To determine whether these shifts were nonetheless used differently across views, each vignette was assigned one of three values: no attentional shift (0), shift to correct object (1), or shift to incorrect object (-1). Average shift information for the four vignettes for each label was used to predict differences in final guess accuracy across views, but was found to be uncorrelated (r = .01, ns). Thus, children’s own knowledge embodied in the videos cannot explain differences in learning across views.

We make two final notes about learning in Experiment 2. Although participants learned from the first-person perspective, (1) accuracy after the fourth vignette was still low, and (2) learning rate appears to decrease over exposures. These features may seem to suggest poor scalability for cross-situational learning. However, they are reliable features both of standard cross-situational learning (e.g. Kachergis, Yu & Shiffrin, 2012; Yurovsky et al., in press), and of human (and animal) learning in general (e.g. Ebbinghaus, 1913; Rescorla & Wagner, 1972; Newell & Rosenbloom, 1981; for a review, see Heathcote, Brown & Mewhort, 2000). Although cross-situational word learning may have diminishing returns, word learners likely experience many more than four naming events.

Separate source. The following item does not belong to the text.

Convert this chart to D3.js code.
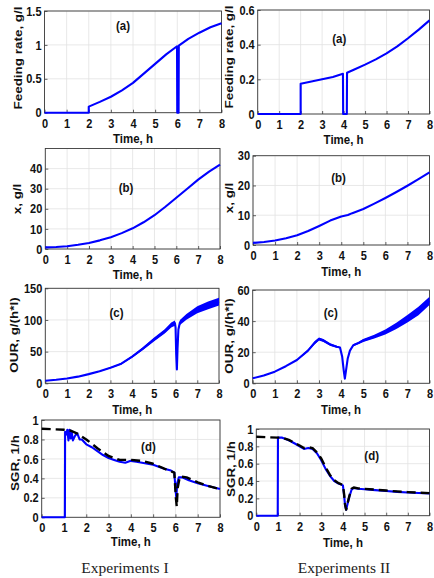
<!DOCTYPE html>
<html><head><meta charset="utf-8">
<script src="https://cdn.jsdelivr.net/npm/d3@7"></script>
<style>body{margin:0;background:#fff}svg{display:block}</style>
</head><body>
<svg id="c" width="434" height="578"></svg>
<script>
// ---------- data ----------
const timeTicks = [0,1,2,3,4,5,6,7,8];

const feedI_t = [0,2,2,2.5,3,3.5,4,4.5,5,5.5,5.99,6.0,6.06,6.07,6.5,7,7.5,8];
const feedI_v = [0,0,0.09,0.16,0.235,0.33,0.44,0.58,0.72,0.86,0.98,0,0,0.99,1.09,1.18,1.26,1.32];

const feedII_t = [0,2,2,2.5,3,3.5,3.97,3.98,4.15,4.16,4.5,5,5.5,6,6.5,7,7.5,8];
const feedII_v = [0,0,0.175,0.187,0.2,0.214,0.232,0,0,0.238,0.257,0.285,0.315,0.35,0.39,0.437,0.487,0.54];

const xI_t = [0,0.5,1,1.5,2,2.5,3,3.5,4,4.5,5,5.5,6,6.5,7,7.5,8];
const xI_v = [0.8,1.0,1.4,2.1,3.0,4.3,5.9,7.9,10.3,13.3,16.8,21,25.5,30,34.5,38.5,42];

const xII_t = [0,0.5,1,1.5,2,2.5,3,3.5,4,4.3,4.5,5,5.5,6,6.5,7,7.5,8];
const xII_v = [0.7,1.0,1.5,2.3,3.3,4.7,6.4,8.2,9.6,10.1,10.7,12.1,13.9,15.8,17.8,19.9,22.1,24.4];

const ourI_t = [0,0.5,1,1.5,2,2.5,3,3.5,4,4.5,5,5.5,5.8,5.97,6.0,6.03,6.06,6.09,6.13,6.2,6.5,7,7.5,8];
const ourI_v = [4,5.5,7.5,10.5,14.5,19,24.5,31,42,55,69,82,92,95,88,45,22,55,85,96,105,116,123,129];
const ourI_n = [0,0,0,0,0.4,0.6,0.8,1.2,1.6,2.4,3,3.5,4,4,2.5,1,0,1,2.5,4,4.5,5.5,6,6];

const ourII_t = [0,0.5,1,1.5,2,2.5,2.8,3,3.2,3.5,3.8,3.95,4.05,4.12,4.17,4.22,4.3,4.4,4.55,4.8,5,5.5,6,6.5,7,7.5,8];
const ourII_v = [3.2,5,7.5,11,15,21,26,28.5,27.5,25,23.5,23,17,8,3,8,16,21,24.5,26,27.5,30,33,37,41.5,46.5,53];
const ourII_n = [0,0,0,0,0.3,0.7,1,1,1,0.8,0.6,0.4,0.2,0,0,0,0.2,0.4,0.6,0.8,1,1.2,1.6,2,2.4,2.7,2.7];

const sgrI_t = [0,1.04,1.05,1.1,1.15,1.2,1.25,1.3,1.35,1.4,1.5,1.6,1.7,1.8,2,2.25,2.5,2.75,3,3.25,3.5,3.75,4,4.25,4.5,5,5.5,5.8,5.95,6.0,6.04,6.08,6.15,6.3,6.6,7,7.5,8];
const sgrI_v = [0,0,0.88,0.85,0.9,0.79,0.9,0.81,0.87,0.79,0.84,0.86,0.8,0.8,0.75,0.72,0.68,0.64,0.61,0.59,0.57,0.56,0.58,0.57,0.56,0.54,0.5,0.48,0.46,0.3,0.2,0.35,0.41,0.41,0.38,0.35,0.32,0.29];
const sgrIm_t = [0,1,1.3,1.6,2,2.5,3,3.5,4,4.5,5,5.5,5.95,6.02,6.06,6.1,6.2,6.5,7,7.5,8];
const sgrIm_v = [0.91,0.9,0.89,0.86,0.8,0.71,0.63,0.59,0.59,0.58,0.55,0.5,0.46,0.2,0.11,0.3,0.42,0.41,0.36,0.32,0.29];

const sgrII_t = [0,0.99,1.0,1.2,1.5,1.8,2,2.2,2.4,2.6,2.8,3,3.2,3.4,3.6,3.8,4.0,4.05,4.1,4.15,4.2,4.3,4.4,4.5,4.7,5,5.5,6,6.5,7,7.5,8];
const sgrII_v = [0,0,0.9,0.9,0.87,0.83,0.8,0.77,0.78,0.77,0.72,0.64,0.54,0.46,0.4,0.37,0.35,0.25,0.12,0.07,0.12,0.22,0.3,0.32,0.31,0.305,0.295,0.285,0.275,0.268,0.262,0.258];
const sgrIIm_t = [0,1.0,1.2,1.5,1.8,2,2.2,2.4,2.6,2.8,3,3.2,3.4,3.6,3.8,4.0,4.05,4.1,4.15,4.2,4.3,4.4,4.5,4.7,5,5.5,6,6.5,7,7.5,8];
const sgrIIm_v = [0.91,0.9,0.9,0.875,0.835,0.81,0.78,0.79,0.78,0.73,0.66,0.56,0.47,0.41,0.375,0.355,0.26,0.13,0.07,0.13,0.23,0.31,0.325,0.315,0.31,0.3,0.29,0.28,0.272,0.265,0.26];

const yTicks1 = [0,0.5,1,1.5];
const yTicks2 = [0,0.2,0.4,0.6];
const yTicks3 = [0,10,20,30,40];
const yTicks4 = [0,10,20,30];
const yTicks5 = [0,50,100,150];
const yTicks6 = [0,20,40,60];
const yTicks7 = [0,0.2,0.4,0.6,0.8,1];

const colTitles = ["Experiments I","Experiments II"];

const zip = (t,v,n) => t.map((d,i)=>({t:d, v:v[i], n:n?n[i]:0}));

// ---------- layout ----------
const panels = [
 {x0:44.5,x1:221.5,yT:11,yB:112.7,ydom:[0,1.5],yt:yTicks1,ylab:"Feeding rate, g/l",ylx:18,yly:58,xlb:30.5,tag:"(a)",tagAt:[3.55,1.29],
  lines:[{d:zip(feedI_t,feedI_v)}]},
 {x0:257.7,x1:429.5,yT:10,yB:114,ydom:[0,0.6],yt:yTicks2,ylab:"Feeding rate, g/l",ylx:229,yly:57,xlb:30,tag:"(a)",tagAt:[3.8,0.433],
  lines:[{d:zip(feedII_t,feedII_v)}]},
 {x0:45.3,x1:220,yT:148.5,yB:249,ydom:[0,50],yt:yTicks3,ylab:"x, g/l",ylx:17,yly:199,xlb:30,tag:"(b)",tagAt:[3.7,30.3],
  lines:[{d:zip(xI_t,xI_v)}]},
 {x0:253,x1:429.5,yT:155.7,yB:245,ydom:[0,30],yt:yTicks4,ylab:"x, g/l",ylx:229,yly:198,xlb:31,tag:"(b)",tagAt:[3.88,22.5],
  lines:[{d:zip(xII_t,xII_v)}]},
 {x0:45.3,x1:219,yT:288.3,yB:383.3,ydom:[0,150],yt:yTicks5,ylab:"OUR, g/(h*l)",ylx:14,yly:335,xlb:30.5,tag:"(c)",tagAt:[3.28,111],
  lines:[{d:zip(ourI_t,ourI_v,ourI_n),band:true}]},
 {x0:252.7,x1:429.5,yT:290,yB:383.3,ydom:[0,60],yt:yTicks6,ylab:"OUR, g/(h*l)",ylx:229,yly:336,xlb:30.5,tag:"(c)",tagAt:[3.53,45.2],
  lines:[{d:zip(ourII_t,ourII_v,ourII_n),band:true}]},
 {x0:41.7,x1:220,yT:420,yB:517.3,ydom:[0,1],yt:yTicks7,ylab:"SGR, 1/h",ylx:15,yly:463,xlb:29,tag:"(d)",tagAt:[4.79,0.728],
  lines:[{d:zip(sgrI_t,sgrI_v)},{d:zip(sgrIm_t,sgrIm_v),dash:true}]},
 {x0:256.3,x1:429.5,yT:429,yB:515.7,ydom:[0,1],yt:yTicks7,ylab:"SGR, 1/h",ylx:231,yly:469,xlb:31,tag:"(d)",tagAt:[5.33,0.689],
  lines:[{d:zip(sgrII_t,sgrII_v)},{d:zip(sgrIIm_t,sgrIIm_v),dash:true}]}
];

const svg = d3.select("#c");
const SANS = "'Liberation Sans', Arial, sans-serif";
const SY = 1.17; // vertical stretch of the original's text

panels.forEach(p=>{
  const x = d3.scaleLinear().domain([0,8]).range([p.x0,p.x1]);
  const y = d3.scaleLinear().domain(p.ydom).range([p.yB,p.yT]);
  const g = svg.append("g");

  // grid
  g.append("g").selectAll("line").data(timeTicks).join("line")
    .attr("x1",d=>x(d)).attr("x2",d=>x(d)).attr("y1",p.yT).attr("y2",p.yB)
    .attr("stroke","#e2e2e2").attr("stroke-width",0.8);
  g.append("g").selectAll("line").data(p.yt).join("line")
    .attr("x1",p.x0).attr("x2",p.x1).attr("y1",d=>y(d)).attr("y2",d=>y(d))
    .attr("stroke","#e2e2e2").attr("stroke-width",0.8);

  // box
  g.append("rect").attr("x",p.x0).attr("y",p.yT).attr("width",p.x1-p.x0).attr("height",p.yB-p.yT)
    .attr("fill","none").attr("stroke","#3a3a3a").attr("stroke-width",0.9);

  // axes
  const ax = g.append("g").attr("transform",`translate(0,${p.yB})`)
    .call(d3.axisBottom(x).tickValues(timeTicks).tickSize(-3).tickPadding(5).tickFormat(d=>String(d)));
  const ay = g.append("g").attr("transform",`translate(${p.x0},0)`)
    .call(d3.axisLeft(y).tickValues(p.yt).tickSize(-3).tickPadding(3).tickFormat(d=>String(d)));
  [ax,ay].forEach(a=>{
    a.select(".domain").remove();
    a.selectAll(".tick line").attr("stroke","#3a3a3a").attr("stroke-width",0.8);
    a.selectAll("text").attr("font-family",SANS).attr("font-weight","bold").attr("font-size",11)
      .attr("fill","#111").attr("transform",`scale(1,${SY})`);
  });

  // series
  p.lines.forEach(s=>{
    if(s.band){
      g.append("path").datum(s.d)
        .attr("d",d3.area().x(d=>x(d.t)).y0(d=>y(d.v-d.n)).y1(d=>y(d.v+d.n)))
        .attr("fill","#0000ff");
    }
    g.append("path").datum(s.d)
      .attr("d",d3.line().x(d=>x(d.t)).y(d=>y(d.v)))
      .attr("fill","none")
      .attr("stroke",s.dash?"#000":"#0000ff")
      .attr("stroke-width",s.dash?2.4:2.1)
      .attr("stroke-dasharray",s.dash?"9,5":null)
      .attr("stroke-linejoin","round");
  });

  // x label
  g.append("text").attr("font-family",SANS).attr("font-weight","bold").attr("font-size",11.5).attr("fill","#111")
    .attr("text-anchor","middle")
    .attr("transform",`translate(${(p.x0+p.x1)/2},${p.yB+p.xlb}) scale(1,${SY})`)
    .text("Time, h");
  // y label
  g.append("text").attr("font-family",SANS).attr("font-weight","bold").attr("font-size",11.5).attr("fill","#111")
    .attr("text-anchor","middle").attr("dominant-baseline","central")
    .attr("transform",`translate(${p.ylx},${p.yly}) scale(1,${SY}) rotate(-90)`)
    .text(p.ylab);
  // panel tag
  g.append("text").attr("font-family",SANS).attr("font-weight","bold").attr("font-size",11.5).attr("fill","#111")
    .attr("text-anchor","middle").attr("dominant-baseline","central")
    .attr("transform",`translate(${x(p.tagAt[0])},${y(p.tagAt[1])}) scale(1,${SY})`)
    .text(p.tag);
});

// column captions
svg.selectAll("text.cap").data(colTitles).join("text").attr("class","cap")
  .attr("x",(d,i)=>i===0?125:344).attr("y",573)
  .attr("text-anchor","middle").attr("font-family","'Liberation Serif','Times New Roman',serif")
  .attr("font-size",15.5).attr("fill","#222").text(d=>d);
</script>
</body></html>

To summarize, in the first-person, but not in the third-person view, guessing accuracy increased across multiple ambiguous instances, indicating integration of information about the referent of each label. Thus, viewing events from a first-person versus third-person perspective yields quantitative, and perhaps even qualitative, differences in cross-situational learning.

General discussion

Because children learn words so rapidly, acquiring more than 1300 words by 30 months of age (Mayor & Plunkett, 2011), many have argued that this learning cannot emerge from just the unambiguous naming events that children experience, but must also reflect the integration of information from less informative events (e.g. Siskind, 1996; Yu & Smith, 2007; Blythe et al., 2010). Although the problem facing word learners in these experiments was simpler than the problem facing infant learners – they knew that labels referred to whole objects, they had to learn word–object rather than word–category mappings, they only had to learn five words, etc. (Medina et al., 2011) – it was still orders of magnitude more complex than standard cross-situational word learning tasks (Yu & Smith, 2007; Smith et al., 2011; Yurovsky et al., in press). These results show that cross-situational learning can scale up to ambiguous real-world naming events. They also demonstrate for the first time that perspective matters: although participants saw identical, equally ambiguous naming events from both views, they successfully aggregated information only from the child’s own view.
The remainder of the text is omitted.